Selbsteinschätzung am Anfang der Risikobewertung

In Sachen Risikobewertung sei jede in der Wissenschaft tätige Person in die Verantwortung zu nehmen. "Forscherinnen und Forscher sind aufgerufen, sich selbst vor die Frage zu stellen, ob ihre Forschung sicherheitsrelevante Aspekte umfasst", sagte Schüth im Rahmen der Pressekonferenz. Das Positionspapier bietet dazu mit der Unterscheidung von fünf Risikotypen und einer Liste von Leitfragen eine Handreichung.

Weitere Ergebnisse der WR-Frühjahrssitzungen

Bereits zum dritten Mal nach 2007 und 2015 hat der WR das Bundesamt für Naturschutz (BfN) evaluiert und den forschungsbasierten Leistungen eine insgesamt hohe Qualität bescheinigt. Aufgaben und Internationalisierung des BfN hätten deutlich zugenommen. Das BfN könne eine strategische Rolle bei der Vernetzung von Biodiversitätsdaten in Deutschland einnehmen, empfiehlt der WR.
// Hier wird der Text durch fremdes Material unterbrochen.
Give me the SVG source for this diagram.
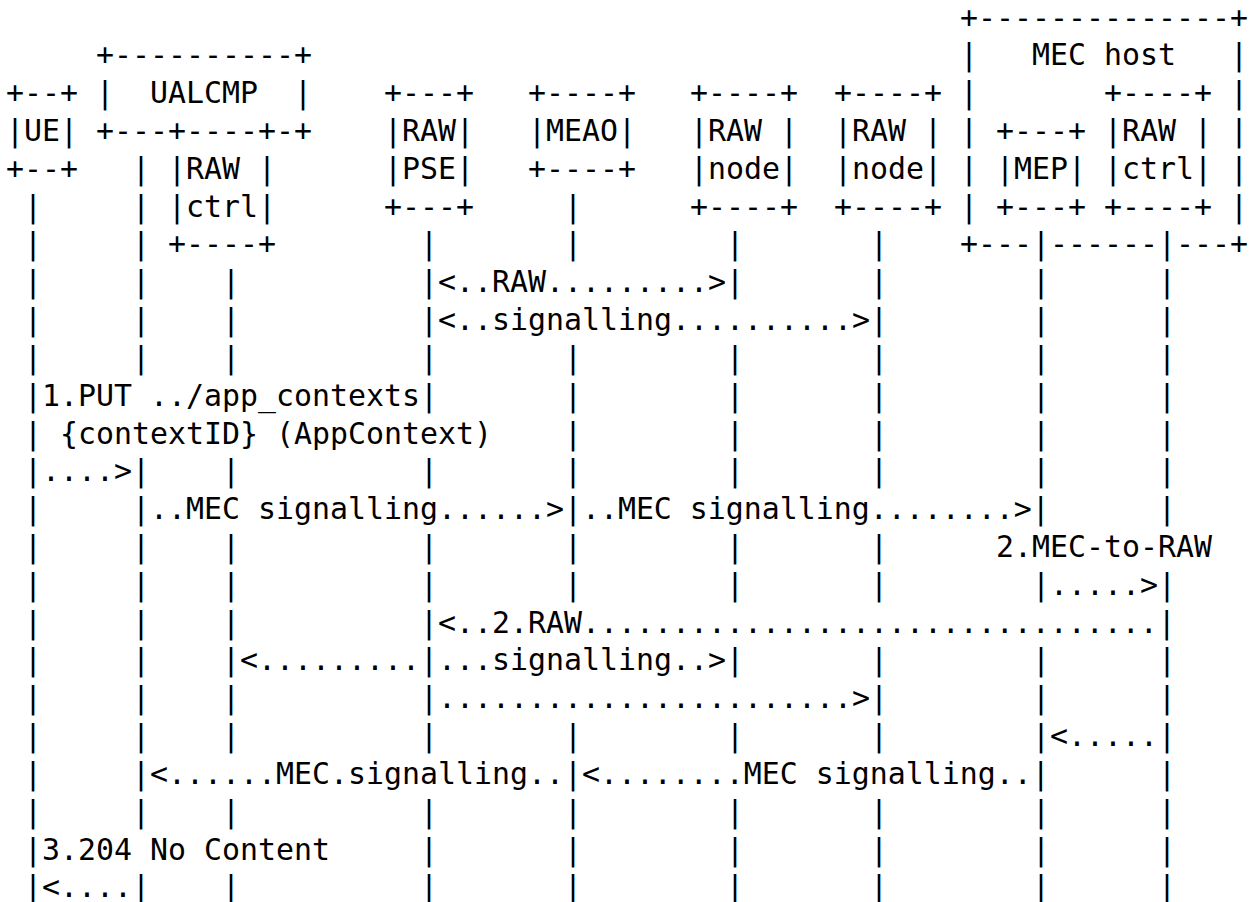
<svg xmlns="http://www.w3.org/2000/svg" width="1260" height="902" viewBox="0 0 1260 902" xml:space="preserve">
<style>
text { font-family: "DejaVu Sans Mono", "Liberation Mono", monospace; font-size: 29.9px; fill: #000; white-space: pre; }
</style>
<rect width="1260" height="902" fill="#fff"/>
<g id="ue">
<text x="6" y="103.14">+--+</text>
<text x="6" y="140.96">|UE|</text>
<text x="6" y="178.78">+--+</text>
</g>
<g id="ualcmp">
<text x="96" y="65.32">+----------+</text>
<text x="96" y="103.14">|  UALCMP  |</text>
<text x="96" y="140.96">+---+----+-+</text>
<g id="ualcmp-raw-ctrl">
<text x="168" y="178.78">|RAW |</text>
<text x="168" y="216.6">|ctrl|</text>
<text x="168" y="254.42">+----+</text>
</g>
</g>
<g id="raw-pse">
<text x="384" y="103.14">+---+</text>
<text x="384" y="140.96">|RAW|</text>
<text x="384" y="178.78">|PSE|</text>
<text x="384" y="216.6">+---+</text>
</g>
<g id="meao">
<text x="528" y="103.14">+----+</text>
<text x="528" y="140.96">|MEAO|</text>
<text x="528" y="178.78">+----+</text>
</g>
<g id="raw-node-1">
<text x="690" y="103.14">+----+</text>
<text x="690" y="140.96">|RAW |</text>
<text x="690" y="178.78">|node|</text>
<text x="690" y="216.6">+----+</text>
</g>
<g id="raw-node-2">
<text x="834" y="103.14">+----+</text>
<text x="834" y="140.96">|RAW |</text>
<text x="834" y="178.78">|node|</text>
<text x="834" y="216.6">+----+</text>
</g>
<g id="mec-host">
<text x="960" y="27.5">+--------------+</text>
<text x="960" y="65.32">|   MEC host   |</text>
<text x="960 1230" y="103.14">||</text>
<text x="960 1230" y="140.96">||</text>
<text x="960 1230" y="178.78">||</text>
<text x="960 1230" y="216.6">||</text>
<text x="960" y="254.42">+---|------|---+</text>
<g id="mep">
<text x="996" y="140.96">+---+</text>
<text x="996" y="178.78">|MEP|</text>
<text x="996" y="216.6">+---+</text>
</g>
<g id="mec-raw-ctrl">
<text x="1104" y="103.14">+----+</text>
<text x="1104" y="140.96">|RAW |</text>
<text x="1104" y="178.78">|ctrl|</text>
<text x="1104" y="216.6">+----+</text>
</g>
</g>
<g id="connectors">
<text x="132" y="178.78">|</text>
<text x="24 132 564" y="216.6">|||</text>
<text x="24 132 420 564 726 870" y="254.42">||||||</text>
<text x="24 132 222 870 1032 1158" y="292.24">||||||</text>
<text x="420" y="292.24">|&lt;..RAW.........&gt;|</text>
<text x="24 132 222 1032 1158" y="330.06">|||||</text>
<text x="420" y="330.06">|&lt;..signalling..........&gt;|</text>
<text x="24 132 222 420 564 726 870 1032 1158" y="367.88">|||||||||</text>
<text x="24" y="405.7">|1.PUT ../app_contexts|</text>
<text x="564 726 870 1032 1158" y="405.7">|||||</text>
<text x="24" y="443.52">| {contextID} (AppContext)</text>
<text x="564 726 870 1032 1158" y="443.52">|||||</text>
<text x="24" y="481.34">|....&gt;|</text>
<text x="222 420 564 726 870 1032 1158" y="481.34">|||||||</text>
<text x="24 1158" y="519.16">||</text>
<text x="132" y="519.16">|..MEC signalling......&gt;|..MEC signalling........&gt;|</text>
<text x="24 132 222 420 564 726 870" y="556.98">|||||||</text>
<text x="996" y="556.98">2.MEC-to-RAW</text>
<text x="24 132 222 420 564 726 870" y="594.8">|||||||</text>
<text x="1032" y="594.8">|.....&gt;|</text>
<text x="24 132 222" y="632.62">|||</text>
<text x="420" y="632.62">|&lt;..2.RAW................................|</text>
<text x="24 132 870 1032 1158" y="670.44">|||||</text>
<text x="222" y="670.44">|&lt;.........|...signalling..&gt;|</text>
<text x="24 132 222 1032 1158" y="708.26">|||||</text>
<text x="420" y="708.26">|.......................&gt;|</text>
<text x="24 132 222 420 564 726 870" y="746.08">|||||||</text>
<text x="1032" y="746.08">|&lt;.....|</text>
<text x="24 1158" y="783.9">||</text>
<text x="132" y="783.9">|&lt;......MEC.signalling..|&lt;........MEC signalling..|</text>
<text x="24 132 222 420 564 726 870 1032 1158" y="821.72">|||||||||</text>
<text x="24" y="859.54">|3.204 No Content</text>
<text x="420 564 726 870 1032 1158" y="859.54">||||||</text>
<text x="24" y="897.36">|&lt;....|</text>
<text x="222 420 564 726 870 1032 1158" y="897.36">|||||||</text>
</g>
</svg>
Als wissenschaftlich leistungsstark bewertete der WR auch das Deutsche Zentrum für Integrations- und Migrationsforschung (DeZIM), das erstmals begutachtet wurde. Verbesserungspotenzial sieht der WR bei der theoretischen Einbettung und internationalen Anbindung der Forschung sowie bei der Drittmittel-Einwerbung. Eine besondere Stärke des Zentrums sei die wissenschaftsbasierte Politikberatung.